• Exercise task:
Where a line holds the string "this", return that line.

• Provided information:
********

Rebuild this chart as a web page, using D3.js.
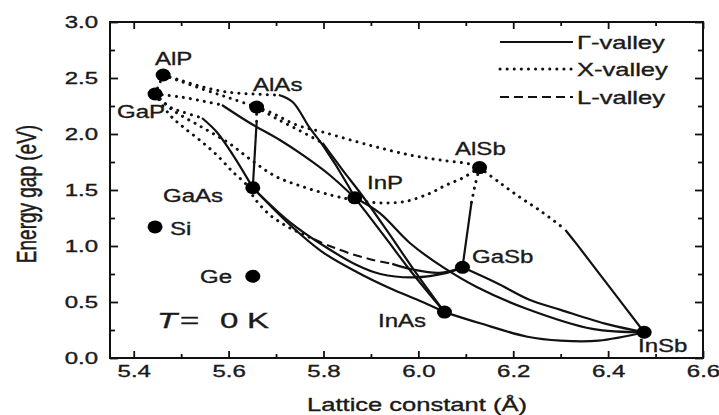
<!DOCTYPE html>
<html>
<head>
<meta charset="utf-8">
<script src="https://cdn.jsdelivr.net/npm/d3@7"></script>
<style>
  body { margin: 0; background: #fff; }
  svg { display: block; font-family: "Liberation Sans", Arial, sans-serif; }
  text { fill: #1a1a1a; stroke: #1a1a1a; stroke-width: 0.35px; }
</style>
</head>
<body>
<svg id="chart" width="719" height="415"></svg>
<script>
// binaries + the two elemental points
var compounds = ["AlP", "GaP", "AlAs", "GaAs", "InP", "AlSb", "GaSb", "InAs", "InSb", "Si", "Ge"];
var latticeA  = [5.462, 5.445, 5.659, 5.651, 5.866, 6.129, 6.093, 6.055, 6.476, 5.445, 5.651];
var gapE      = [2.527, 2.357, 2.240, 1.520, 1.430, 1.700, 0.810, 0.410, 0.230, 1.170, 0.730];

var xTicks = [5.4, 5.6, 5.8, 6.0, 6.2, 6.4, 6.6];
var xMinor = [5.5, 5.7, 5.9, 6.1, 6.3, 6.5];
var yTicks = [0, 0.5, 1.0, 1.5, 2.0, 2.5, 3.0];
var yMinor = [0.25, 0.75, 1.25, 1.75, 2.25, 2.75];

// ternary curves, [a (A), E (eV)]
// X-valley parts
var alGaP_X  = [[5.462, 2.527], [5.445, 2.357]];
var alInP_X  = [[5.462, 2.527], [5.497, 2.482], [5.546, 2.420], [5.596, 2.375], [5.651, 2.357], [5.706, 2.348]];
var alAsP_X  = [[5.462, 2.527], [5.539, 2.410], [5.603, 2.320], [5.659, 2.240]];
var gaInP_X  = [[5.445, 2.357], [5.500, 2.330], [5.550, 2.290], [5.586, 2.259]];
var gaAsP_X  = [[5.445, 2.357], [5.476, 2.241], [5.504, 2.196], [5.544, 2.143]];
var gaPSb_X  = [[5.445, 2.357], [5.476, 2.170], [5.504, 2.063], [5.539, 1.946], [5.575, 1.813], [5.609, 1.661],
                [5.638, 1.545], [5.650, 1.455], [5.666, 1.366], [5.687, 1.277], [5.708, 1.214], [5.729, 1.161], [5.780, 1.060]];
var alPSb_X  = [[5.445, 2.357], [5.480, 2.220], [5.540, 2.070], [5.600, 1.920], [5.650, 1.760], [5.700, 1.620],
                [5.756, 1.530], [5.820, 1.450], [5.866, 1.410], [5.920, 1.385], [5.975, 1.400], [6.024, 1.470],
                [6.059, 1.545], [6.093, 1.607], [6.129, 1.700]];
var alAsSb_X = [[5.659, 2.240], [5.687, 2.196], [5.744, 2.080], [5.798, 2.018], [5.897, 1.900], [5.982, 1.813],
                [6.045, 1.768], [6.108, 1.732], [6.129, 1.700]];
var alInAs_X = [[5.659, 2.240], [5.700, 2.140], [5.750, 2.030], [5.798, 1.920]];
var alGaAs_X = [[5.659, 2.240], [5.659, 2.100]];
var alGaSb_X = [[6.129, 1.700], [6.120, 1.550], [6.112, 1.390]];
var alInSb_X = [[6.129, 1.700], [6.170, 1.570], [6.213, 1.438], [6.255, 1.320], [6.297, 1.188], [6.310, 1.143]];

// L-valley part
var gaPSb_L  = [[5.780, 1.060], [5.813, 1.000], [5.855, 0.935], [5.900, 0.880], [5.945, 0.840]];

// Gamma-valley parts
var gaPSb_G  = [[5.945, 0.840], [5.988, 0.790], [6.045, 0.760], [6.093, 0.810]];
var alInP_G  = [[5.706, 2.348], [5.735, 2.286], [5.771, 2.054], [5.798, 1.902], [5.855, 1.518], [5.866, 1.430]];
var gaInP_G  = [[5.586, 2.259], [5.645, 2.098], [5.708, 1.946], [5.756, 1.813], [5.813, 1.634], [5.866, 1.430]];
var gaAsP_G  = [[5.544, 2.143], [5.575, 2.018], [5.609, 1.813], [5.651, 1.520]];
var alGaAs_G = [[5.659, 2.100], [5.651, 1.520]];
var alGaSb_G = [[6.112, 1.390], [6.093, 0.810]];
var alInAs_G = [[5.798, 1.920], [5.840, 1.680], [5.880, 1.460], [5.935, 1.130], [5.995, 0.760], [6.055, 0.410]];
var inAsP_G  = [[5.866, 1.430], [5.890, 1.300], [5.935, 1.050], [5.985, 0.770], [6.055, 0.410]];
var inPSb_G  = [[5.866, 1.430], [5.918, 1.295], [5.982, 1.027], [6.051, 0.813], [6.123, 0.634], [6.228, 0.440],
                [6.367, 0.260], [6.476, 0.230]];
var gaInAs_G = [[5.651, 1.520], [5.729, 1.190], [5.798, 0.946], [5.870, 0.768], [5.939, 0.625], [6.009, 0.500], [6.055, 0.410]];
var gaAsSb_G = [[5.651, 1.520], [5.729, 1.214], [5.798, 1.009], [5.870, 0.830], [5.920, 0.750], [5.990, 0.720],
                [6.060, 0.760], [6.093, 0.810]];
var inAsSb_G = [[6.055, 0.410], [6.130, 0.310], [6.230, 0.190], [6.300, 0.155], [6.380, 0.155], [6.476, 0.230]];
var gaInSb_G = [[6.093, 0.810], [6.165, 0.670], [6.234, 0.520], [6.300, 0.430], [6.400, 0.300], [6.476, 0.230]];
var alInSb_G = [[6.310, 1.143], [6.335, 1.010], [6.400, 0.650], [6.476, 0.230]];

var gammaCurves = [alInP_G, gaInP_G, gaAsP_G, alGaAs_G, alGaSb_G, alInAs_G, inAsP_G, inPSb_G,
                   gaInAs_G, gaAsSb_G, inAsSb_G, gaInSb_G, alInSb_G, gaPSb_G];
var xCurves = [alGaP_X, alInP_X, alAsP_X, gaInP_X, gaAsP_X, gaPSb_X, alPSb_X, alAsSb_X, alInAs_X,
               alGaAs_X, alGaSb_X, alInSb_X];
var lCurves = [gaPSb_L];

var legendNames = ["\u0393-valley", "X-valley", "L-valley"];

var svg = d3.select("#chart");
var W = 719, H = 415;
var m = {left: 110, right: 703, top: 22, bottom: 358};

svg.append("rect").attr("width", W).attr("height", H).attr("fill", "#fff");

var x = d3.scaleLinear().domain([5.35, 6.6]).range([m.left, m.right]);
var y = d3.scaleLinear().domain([0, 3]).range([m.bottom, m.top]);

var styles = {
  G: {dash: null, width: 2.2, cap: "butt"},
  X: {dash: "0.1,7", width: 3, cap: "round"},
  L: {dash: "9,5", width: 2.1, cap: "butt"}
};

var line = d3.line()
  .x(function(d) { return x(d[0]); })
  .y(function(d) { return y(d[1]); })
  .curve(d3.curveCatmullRom.alpha(0.5));

function drawCurves(list, st) {
  svg.append("g").selectAll("path").data(list).join("path")
    .attr("d", line)
    .attr("fill", "none")
    .attr("stroke", "#111")
    .attr("stroke-width", st.width)
    .attr("stroke-linecap", st.cap)
    .attr("stroke-linejoin", "round")
    .attr("stroke-dasharray", st.dash);
}

drawCurves(xCurves, styles.X);
drawCurves(lCurves, styles.L);
drawCurves(gammaCurves, styles.G);

// axes: ticks point inwards on all four sides
function axisGroup(axis, tx, ty) {
  return svg.append("g").attr("transform", "translate(" + tx + "," + ty + ")").call(axis);
}
var fmt = d3.format(".1f");

var gx = axisGroup(d3.axisBottom(x).tickValues(xTicks).tickSize(-7).tickPadding(8).tickFormat(fmt), 0, m.bottom);
axisGroup(d3.axisBottom(x).tickValues(xMinor).tickSize(-4).tickFormat(""), 0, m.bottom);
axisGroup(d3.axisTop(x).tickValues(xTicks).tickSize(-7).tickFormat(""), 0, m.top);
axisGroup(d3.axisTop(x).tickValues(xMinor).tickSize(-4).tickFormat(""), 0, m.top);
var gy = axisGroup(d3.axisLeft(y).tickValues(yTicks).tickSize(-8).tickPadding(12).tickFormat(fmt), m.left, 0);
axisGroup(d3.axisLeft(y).tickValues(yMinor).tickSize(-5).tickFormat(""), m.left, 0);
axisGroup(d3.axisRight(y).tickValues(yTicks).tickSize(-8).tickFormat(""), m.right, 0);
axisGroup(d3.axisRight(y).tickValues(yMinor).tickSize(-5).tickFormat(""), m.right, 0);

svg.selectAll(".domain").remove();
svg.selectAll(".tick line").attr("stroke", "#111").attr("stroke-width", 1.8);

// the figure's lettering is wide, so stretch it horizontally
gx.selectAll("text").attr("font-size", 16).attr("font-family", null).attr("fill", "#1a1a1a")
  .attr("transform", "scale(1.5,1)");
gy.selectAll("text").attr("font-size", 16).attr("font-family", null).attr("fill", "#1a1a1a")
  .attr("x", -12 / 1.5).attr("transform", "scale(1.5,1)");

svg.append("rect")
  .attr("x", m.left).attr("y", m.top)
  .attr("width", m.right - m.left).attr("height", m.bottom - m.top)
  .attr("fill", "none").attr("stroke", "#111").attr("stroke-width", 2);

// points
svg.append("g").selectAll("ellipse").data(compounds).join("ellipse")
  .attr("cx", function(d, i) { return x(latticeA[i]); })
  .attr("cy", function(d, i) { return y(gapE[i]); })
  .attr("rx", 7.5).attr("ry", 6.5)
  .attr("fill", "#000");

function wideText(txt, tx, ty, size, sx, anchor) {
  return svg.append("text")
    .attr("transform", "translate(" + tx + "," + ty + ") scale(" + sx + ",1)")
    .attr("font-size", size)
    .attr("text-anchor", anchor || "start")
    .text(txt);
}

var labelPos = {
  AlP: [155, 65], GaP: [117, 118], AlAs: [253, 91], GaAs: [163, 202], InP: [367, 189],
  AlSb: [455, 155], GaSb: [472, 263], InAs: [378, 327], InSb: [638, 352], Si: [170, 235], Ge: [200, 283]
};
compounds.forEach(function(c) {
  var p = labelPos[c];
  wideText(c, p[0], p[1], 18.5, 1.3);
});

// T = 0 K
wideText("T", 157, 328, 22, 1.5).attr("font-style", "italic");
wideText("=", 180, 328, 22, 1.5);
wideText("0", 220, 328, 22, 1.5);
wideText("K", 247, 328, 22, 1.5);

// legend
var legendY = [42, 69, 97];
var legendStyle = [styles.G, styles.X, styles.L];
legendNames.forEach(function(name, i) {
  var st = legendStyle[i];
  svg.append("line")
    .attr("x1", 500).attr("x2", 573).attr("y1", legendY[i]).attr("y2", legendY[i])
    .attr("stroke", "#111").attr("stroke-width", st.width)
    .attr("stroke-linecap", st.cap).attr("stroke-dasharray", st.dash);
  wideText(name, 577, legendY[i] + 7, 18.5, 1.38);
});

// axis titles
wideText("Lattice constant (\u00C5)", 417, 411, 18.5, 1.38, "middle");
svg.append("text")
  .attr("transform", "translate(36,194) scale(1.45,1) rotate(-90)")
  .attr("font-size", 19)
  .attr("text-anchor", "middle")
  .text("Energy gap (eV)");
</script>
</body>
</html>
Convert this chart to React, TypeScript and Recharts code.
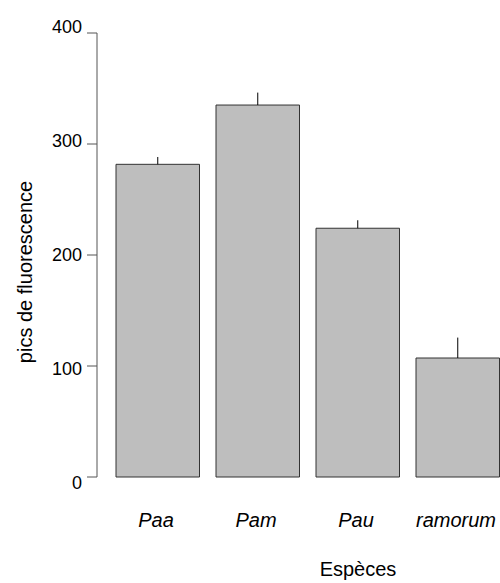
import {BarChart, Bar, XAxis, YAxis, ErrorBar} from "recharts";

const SPECIES = ["Paa", "Pam", "Pau", "ramorum"]
const PEAKS = [281.7, 335.1, 224.1, 107.2]
const ERRORS = [6.6, 11.2, 7.2, 18.4]
const Y_TICKS = [0, 100, 200, 300, 400]

const data = SPECIES.map((name, i) => ({
    name,
    value: PEAKS[i],
    err: [0, ERRORS[i]]
}))

const FONT = "'Liberation Sans', Arial, sans-serif"

const SpeciesTick = (props: any) => {
    const {x, y, payload} = props
    return (
        <text x={x} y={y} dx={-2} dy={50} textAnchor="middle" fill="#000"
              fontSize={20} fontStyle="italic" fontFamily={FONT}>
            {payload.value}
        </text>
    )
}

// the labels in the original sit a little spread out from the ticks
const ValueTick = (props: any) => {
    const {x, y, payload} = props
    const shift = (y - 255) * 0.028
    return (
        <text x={x} y={y + shift} textAnchor="end" dominantBaseline="central" fill="#000"
              fontSize={18} fontFamily={FONT}>
            {payload.value}
        </text>
    )
}

const App = () => {
    return (
        <div style={{position: "absolute", left: 0, top: 0, width: 500, height: 583, overflow: "hidden", background: "#fff"}}>
            <BarChart
                width={510}
                height={583}
                data={data}
                margin={{top: 33, right: 2, bottom: 26, left: 0}}
                style={{fontFamily: FONT}}
            >
                <XAxis
                    dataKey="name"
                    axisLine={false}
                    tickLine={false}
                    tickSize={0}
                    tickMargin={0}
                    interval={0}
                    height={80}
                    padding={{left: 11, right: 0}}
                    tick={<SpeciesTick/>}
                    label={{
                        content: () => (
                            <text x={358} y={576} textAnchor="middle" fontSize={20} fill="#000" fontFamily={FONT}>
                                Espèces
                            </text>
                        )
                    }}
                />
                <YAxis
                    width={97}
                    domain={[0, 400]}
                    ticks={Y_TICKS}
                    interval={0}
                    tickSize={10}
                    tickMargin={5}
                    axisLine={{stroke: "#555", strokeWidth: 1}}
                    tickLine={{stroke: "#555", strokeWidth: 1}}
                    tick={<ValueTick/>}
                    label={{
                        content: () => (
                            <text x={25} y={272} transform="rotate(-90, 25, 272)" textAnchor="middle"
                                  dominantBaseline="central" fontSize={20} fill="#000" fontFamily={FONT}>
                                pics de fluorescence
                            </text>
                        )
                    }}
                />
                <Bar dataKey="value" fill="#BEBEBE" stroke="#333" strokeWidth={1} barSize={83.5}
                     isAnimationActive={false}>
                    <ErrorBar dataKey="err" direction="y" width={0} stroke="#000" strokeWidth={1}
                              isAnimationActive={false}/>
                </Bar>
            </BarChart>
        </div>
    )
}

export default App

********

• Exercise result:
Rebuild this chart as a web page, using D3.js.
Convert this chart to React, TypeScript and Recharts code.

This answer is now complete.